◆ Work instructions: Return all lines in the material below that contain "chart".

◆ Supplied entries:
++++++++++
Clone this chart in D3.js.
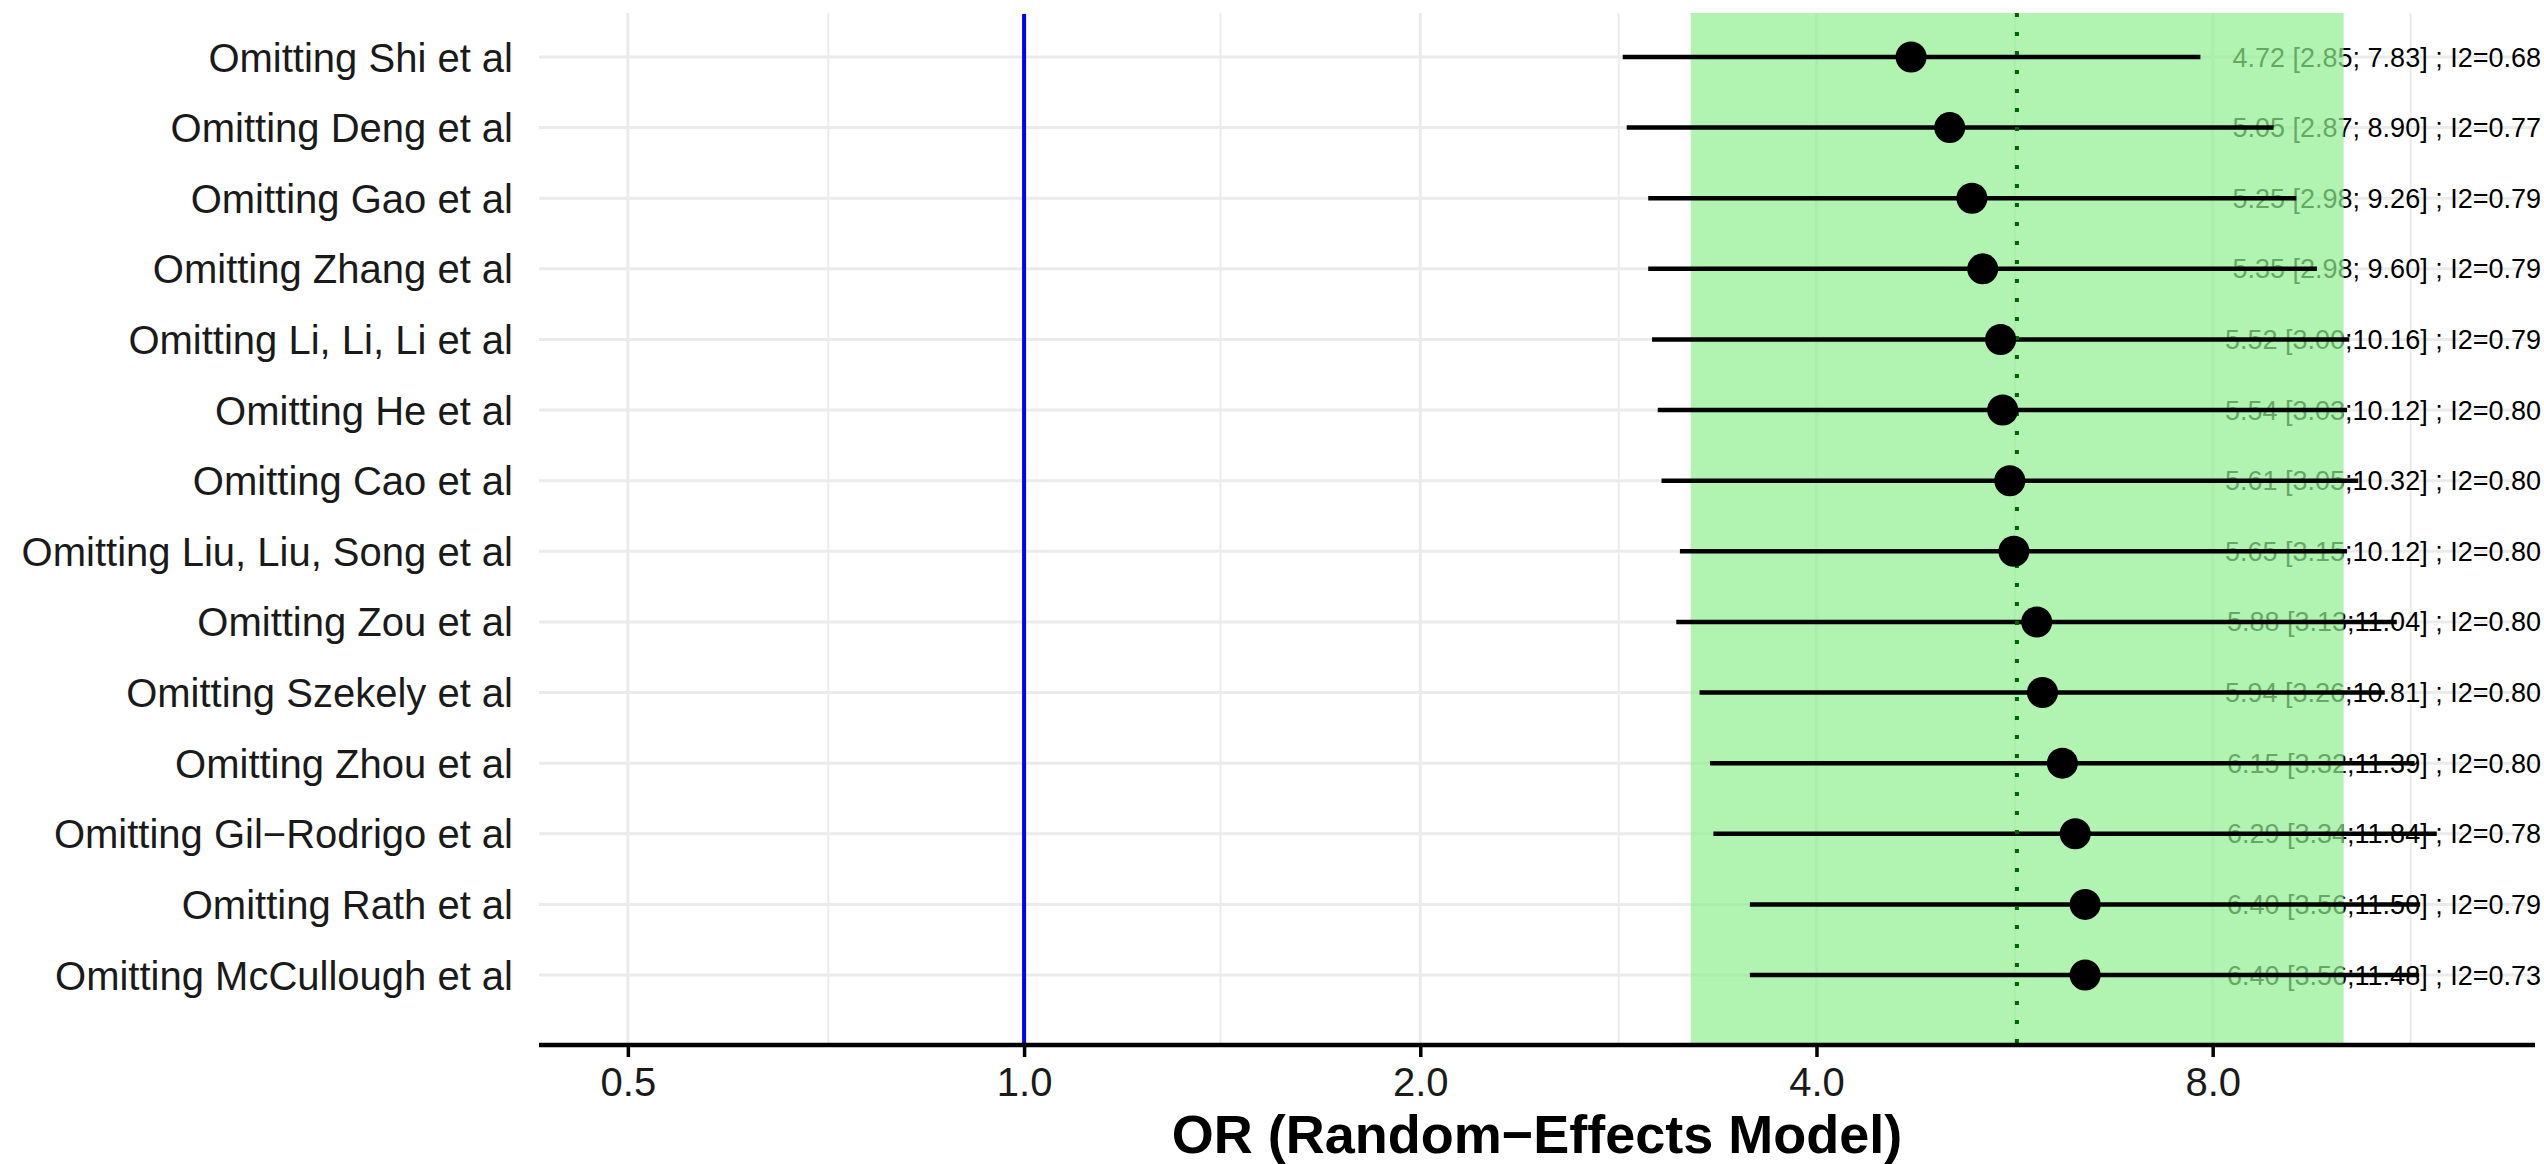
++++++++++
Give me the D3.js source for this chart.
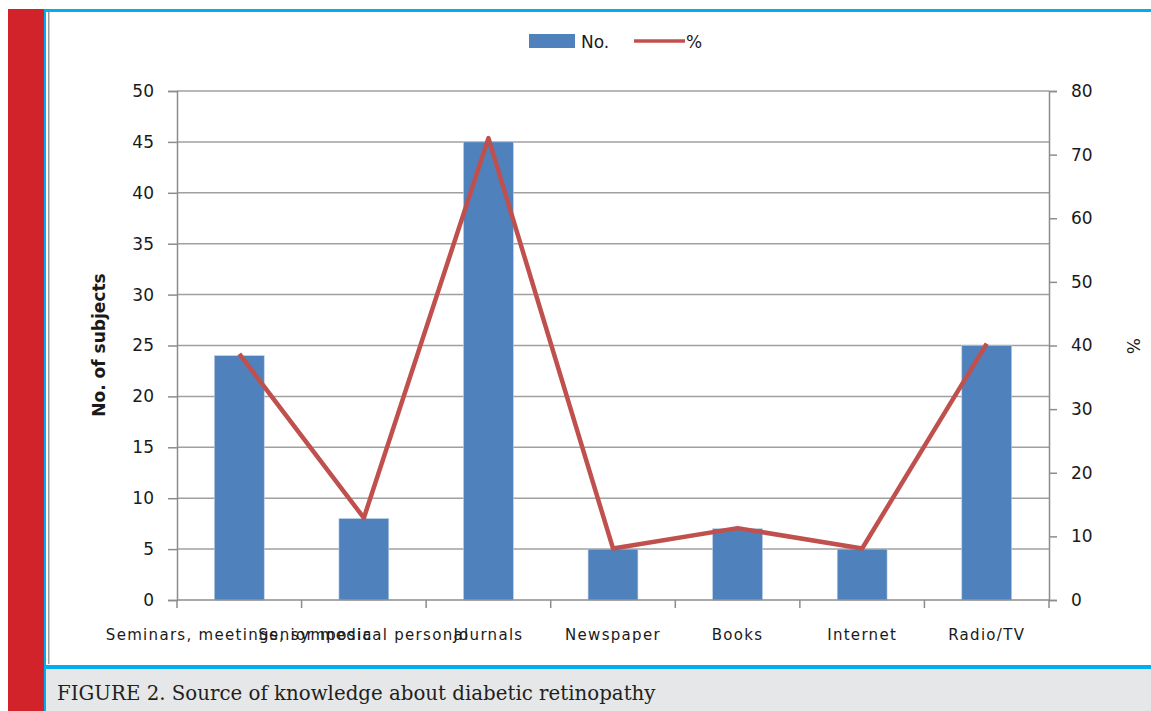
++++++++++
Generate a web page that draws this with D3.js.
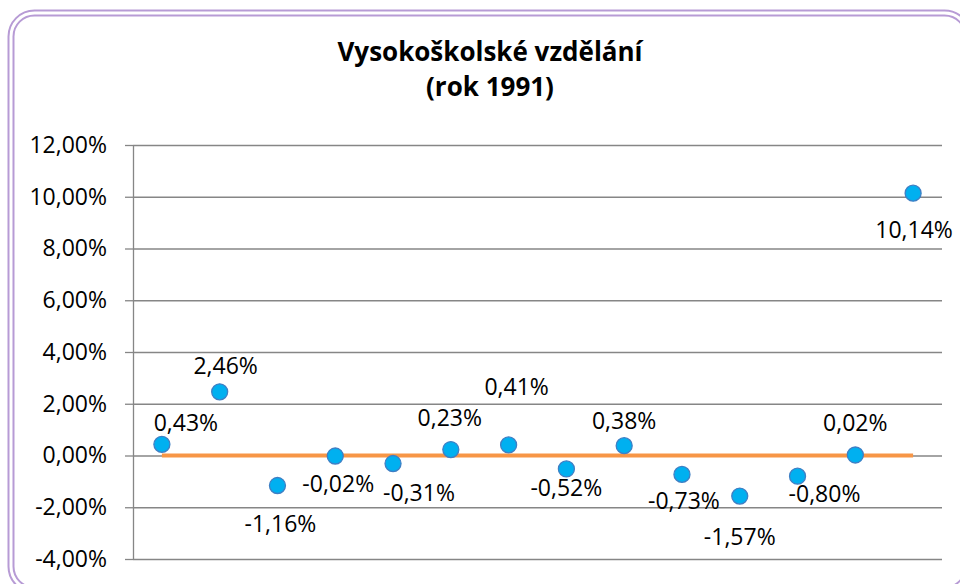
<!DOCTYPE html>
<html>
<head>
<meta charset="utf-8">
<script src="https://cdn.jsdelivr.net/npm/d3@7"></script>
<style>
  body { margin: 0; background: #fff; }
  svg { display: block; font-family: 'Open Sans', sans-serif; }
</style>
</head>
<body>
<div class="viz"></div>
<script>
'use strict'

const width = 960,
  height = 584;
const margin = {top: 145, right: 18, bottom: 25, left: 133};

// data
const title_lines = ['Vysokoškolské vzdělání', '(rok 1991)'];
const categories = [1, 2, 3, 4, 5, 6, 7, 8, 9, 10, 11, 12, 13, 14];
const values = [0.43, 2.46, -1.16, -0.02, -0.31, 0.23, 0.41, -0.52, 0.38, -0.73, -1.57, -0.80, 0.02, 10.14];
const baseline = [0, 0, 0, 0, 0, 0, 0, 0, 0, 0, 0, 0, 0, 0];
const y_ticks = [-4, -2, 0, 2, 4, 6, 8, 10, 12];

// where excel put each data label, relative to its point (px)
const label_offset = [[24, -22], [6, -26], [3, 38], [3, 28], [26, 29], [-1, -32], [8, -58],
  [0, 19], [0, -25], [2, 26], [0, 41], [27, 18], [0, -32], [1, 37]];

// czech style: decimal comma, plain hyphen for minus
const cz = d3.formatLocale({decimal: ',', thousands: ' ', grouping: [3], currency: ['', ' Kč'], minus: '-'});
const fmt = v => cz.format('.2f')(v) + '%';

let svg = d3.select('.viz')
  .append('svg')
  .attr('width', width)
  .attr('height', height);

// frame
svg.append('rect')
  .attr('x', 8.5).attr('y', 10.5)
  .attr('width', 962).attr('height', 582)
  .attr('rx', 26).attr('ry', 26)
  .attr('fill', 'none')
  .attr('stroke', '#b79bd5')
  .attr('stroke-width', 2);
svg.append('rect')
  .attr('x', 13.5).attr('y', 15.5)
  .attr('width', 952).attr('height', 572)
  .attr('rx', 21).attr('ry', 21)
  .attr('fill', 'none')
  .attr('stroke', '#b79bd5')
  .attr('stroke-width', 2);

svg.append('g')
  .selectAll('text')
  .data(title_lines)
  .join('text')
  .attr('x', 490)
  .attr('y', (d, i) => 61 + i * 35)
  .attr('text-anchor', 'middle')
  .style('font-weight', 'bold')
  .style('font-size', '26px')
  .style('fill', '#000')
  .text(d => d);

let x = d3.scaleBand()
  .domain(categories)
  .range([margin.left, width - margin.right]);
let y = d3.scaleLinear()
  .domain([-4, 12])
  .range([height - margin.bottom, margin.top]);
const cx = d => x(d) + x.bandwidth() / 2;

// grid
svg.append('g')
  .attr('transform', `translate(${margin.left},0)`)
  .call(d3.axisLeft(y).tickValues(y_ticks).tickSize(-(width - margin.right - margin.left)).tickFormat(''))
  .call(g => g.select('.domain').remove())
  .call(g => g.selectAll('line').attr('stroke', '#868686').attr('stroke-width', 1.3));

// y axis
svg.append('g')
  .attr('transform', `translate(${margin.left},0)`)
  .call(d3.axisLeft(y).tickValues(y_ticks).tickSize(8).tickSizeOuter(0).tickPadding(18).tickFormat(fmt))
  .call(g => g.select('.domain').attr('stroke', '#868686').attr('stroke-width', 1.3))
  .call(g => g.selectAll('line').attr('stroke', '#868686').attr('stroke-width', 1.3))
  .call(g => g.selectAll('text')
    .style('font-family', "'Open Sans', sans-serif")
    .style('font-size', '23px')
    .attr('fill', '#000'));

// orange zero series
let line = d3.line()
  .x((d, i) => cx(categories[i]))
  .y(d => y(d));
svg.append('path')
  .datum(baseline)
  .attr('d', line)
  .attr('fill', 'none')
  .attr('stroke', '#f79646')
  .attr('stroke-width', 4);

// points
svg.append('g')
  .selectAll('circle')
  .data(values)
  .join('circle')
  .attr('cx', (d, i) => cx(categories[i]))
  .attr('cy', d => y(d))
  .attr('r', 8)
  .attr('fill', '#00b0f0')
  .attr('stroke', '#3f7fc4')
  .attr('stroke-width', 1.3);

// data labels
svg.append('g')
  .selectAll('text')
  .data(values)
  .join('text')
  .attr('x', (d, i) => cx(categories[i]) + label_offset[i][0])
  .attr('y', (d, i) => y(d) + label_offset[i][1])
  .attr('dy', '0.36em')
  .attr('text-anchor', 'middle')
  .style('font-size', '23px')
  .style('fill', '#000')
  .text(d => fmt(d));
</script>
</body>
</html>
++++++++++
◆ Task result:
Clone this chart in D3.js.
Give me the D3.js source for this chart.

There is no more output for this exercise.